Scots cannot expect to be treated like the North of Ireland on the part of the EU. Scotland renounced that right in 2014, when a majority of its people, out of fear, false promises, misconceptions and sheer conservatism, voted to remain stuck in this old anti-democratic Union.
Despite the layers and layers of complexities that comprise the current crisis, the actual choice for Scots is a simple one: if we want to have a future where we’re part of the largest market in the world, and a future where our choices and creations, good or bad, are at least our own, we must not only reject the current Brexit deal, but reject the British Union itself. This won’t be easy – there’s no majority opinion for Scottish independence, but this was always going to be a fight. City-to-city, street-to-street and house-to-house, the fight will be hard and everything will be put on the line.
But, as separatists, nationalists or simply supporters of independence, the question is now more than ideological one: it’s one that will determine not just our own immediate futures, but the futures of generations to come, faced with the contempt of the British towards our self-determination and a future shaped by the destructive politics of racism and isolationism formed out of the increasingly-venomous political essence of England. Though Unionists will continue to lie to themselves and others about Scotland’s place in the Union, the reality is that if we let them get away with Brexit, we will be precisely what we deserve to be: a mere province of England that has given a seal of approval to people like Jacob Rees-Mogg, Boris Johnson and even Nigel Farage in determining the future of the ancient nation of Scotland.
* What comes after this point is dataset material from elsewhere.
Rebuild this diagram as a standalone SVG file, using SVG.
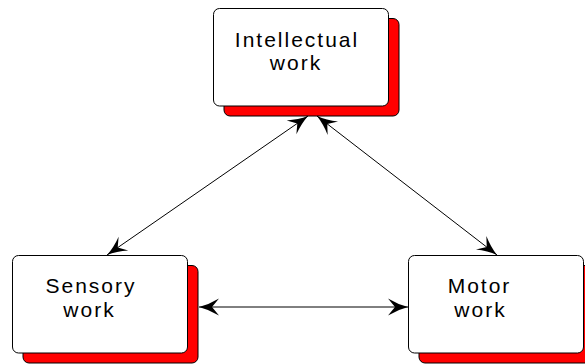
<svg xmlns="http://www.w3.org/2000/svg" width="585" height="364" viewBox="0 0 585 364">
  <style>
    .shadow { fill: #ff0000; stroke: #000; stroke-width: 1; }
    .box { fill: #fff; stroke: #000; stroke-width: 1; }
    .label { font-family: "Liberation Sans", Arial, sans-serif; font-size: 21px; letter-spacing: 2px; fill: #000; text-anchor: middle; }
    .link { stroke: #000; stroke-width: 1; fill: none; marker-start: url(#head); marker-end: url(#head); }
  </style>
  <defs>
    <marker id="head" viewBox="-21 -10 22 20" refX="0" refY="0" markerWidth="22" markerHeight="20" markerUnits="userSpaceOnUse" orient="auto-start-reverse">
      <path d="M0,0 Q-10,-2.5 -20,-8.5 L-13,0 L-20,8.5 Q-10,2.5 0,0 Z" fill="#000"/>
    </marker>
  </defs>

  <g id="intellectual">
    <rect class="shadow" x="224" y="18.5" width="175" height="97.5" rx="6"/>
    <rect class="box" x="213.5" y="8.5" width="175" height="97.5" rx="6"/>
    <text class="label"><tspan x="297" y="46.5">Intellectual</tspan><tspan x="296" y="70">work</tspan></text>
  </g>

  <g id="sensory">
    <rect class="shadow" x="23" y="265.5" width="175" height="97.5" rx="6"/>
    <rect class="box" x="12.5" y="255.5" width="175" height="97.5" rx="6"/>
    <text class="label"><tspan x="91" y="293">Sensory</tspan><tspan x="89.5" y="316.5">work</tspan></text>
  </g>

  <g id="motor">
    <rect class="shadow" x="419" y="265.5" width="175" height="97.5" rx="6"/>
    <rect class="box" x="408.5" y="255.5" width="175" height="97.5" rx="6"/>
    <text class="label"><tspan x="479.5" y="293">Motor</tspan><tspan x="480.5" y="316.5">work</tspan></text>
  </g>

  <g id="connectors">
    <line class="link" x1="308" y1="116" x2="107" y2="255"/>
    <line class="link" x1="317" y1="116" x2="497" y2="255"/>
    <line class="link" x1="199" y1="307" x2="408" y2="307"/>
  </g>
</svg>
Unionists will say sneer that we lost the last referendum and, pointing to polls showing differing levels of a majority against independence, that we have no hope in another one, but to quote the great Jacobite rebel Alasdair MacDòmhnaill na Ceapaich contemplating his own fate and that of Scotland the night before he was killed by the British at Culloden, “Our enemies remind us in scorn that we are seldom met with success – and yet we never have been beaten completely.”
And that’s true until this very moment.